The bouncy house caught his attention right away. Parents weren’t allowed to join so I gently encouraged him to give it a try. His bright smile revealed his adorable dimple as the other children jumped around and laughed. He stood there cautiously curious. It took him fifteen minutes to inch his way three feet, and he never made it inside.
Every part of me wanted to swoop him up and set him down inside the playful primary bungalow. “Jump! Jump! Weeeee! You can do it! Woohoooooo!” I knew how fun it was. But to the mind of a three-year-old, this could be a colorfully deceptive kid trap.
Alright, well… time to press on. There’s a lot to do.

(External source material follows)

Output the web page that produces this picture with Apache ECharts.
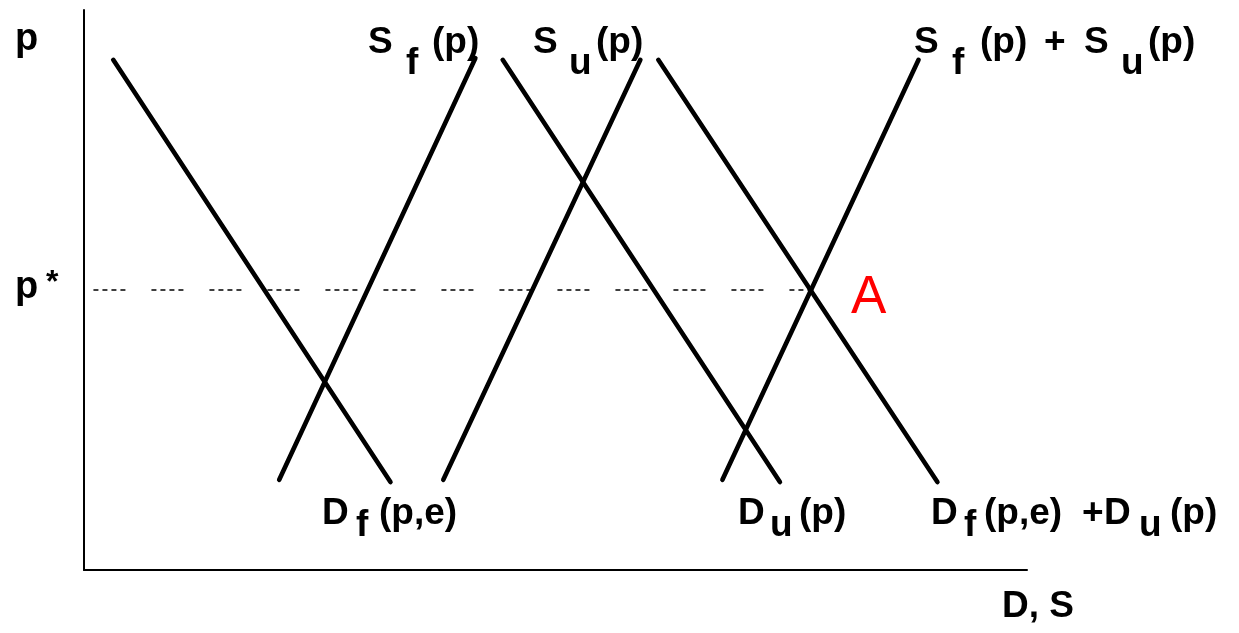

Horses wearing costumes – he’ll want to see that. Nope. He didn’t even notice them. But what he did notice were the drain pumps, dandelion seeds, creaky door hinge, landscaping bricks, and the tuft of fuzz on another kid’s costume. He kindly removed it.
He led the way and I followed. Hung along the fences were orange buckets filled with candy. Candy! We ran as fast as our legs could as if the bouncy house grew its own pair of legs and chased us. Candies in hand, we sat beneath the shade of a tree that felt like our very own.

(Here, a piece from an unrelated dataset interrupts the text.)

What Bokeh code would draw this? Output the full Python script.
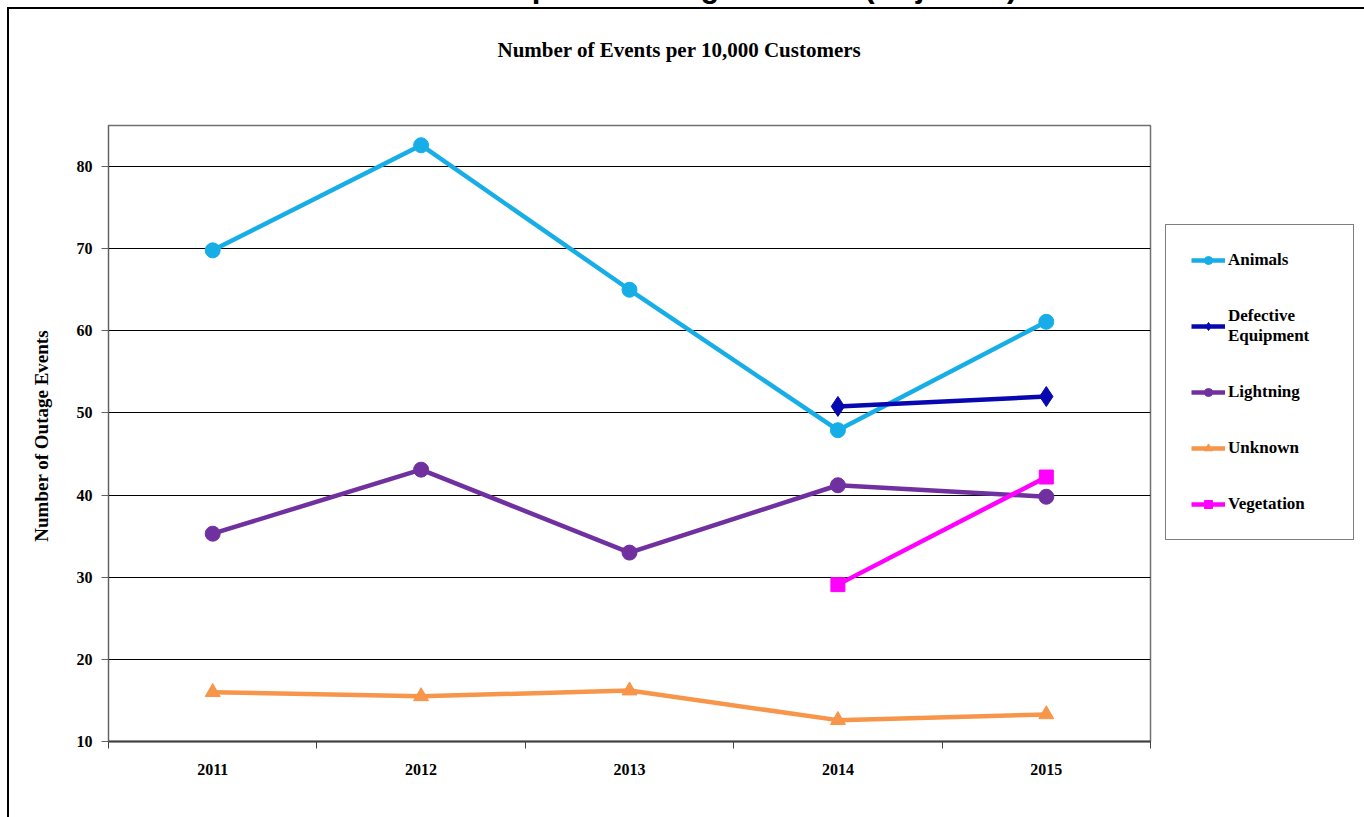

When it was time to leave, he wanted one more piece of candy for the road. I said “No more. That’s enough.”
Spoiler alert: He cried. And I felt like the worst mom ever.
I picked him up, and carried him back to the car, walking past others in a walk of shame. That “Mom Walk of Shame” is brutal. Does everyone around me think I’m terrible? Did I ruin the day for him? Why didn’t I just let him have one last piece of candy?
As these questions of self-doubt flood my mind, I turn around to see that he’s 100% passed out in his car seat, like a toddler that had too much fun.
At that moment I realized that he had what he needed.
He didn’t need all the parades, crafts, candies, or bright and festive entertainment. He simply yearned for my attention and connection.
I look over the to-dos on my list.
Respond to that email. Check.
Work in a free moment to schedule that tire rotation. Check.
Pack a lunch while preparing breakfast. Check.
The last thing, and possibly the hardest to end each day with.
Was I enough?
And I’m grateful to cross that one off my list.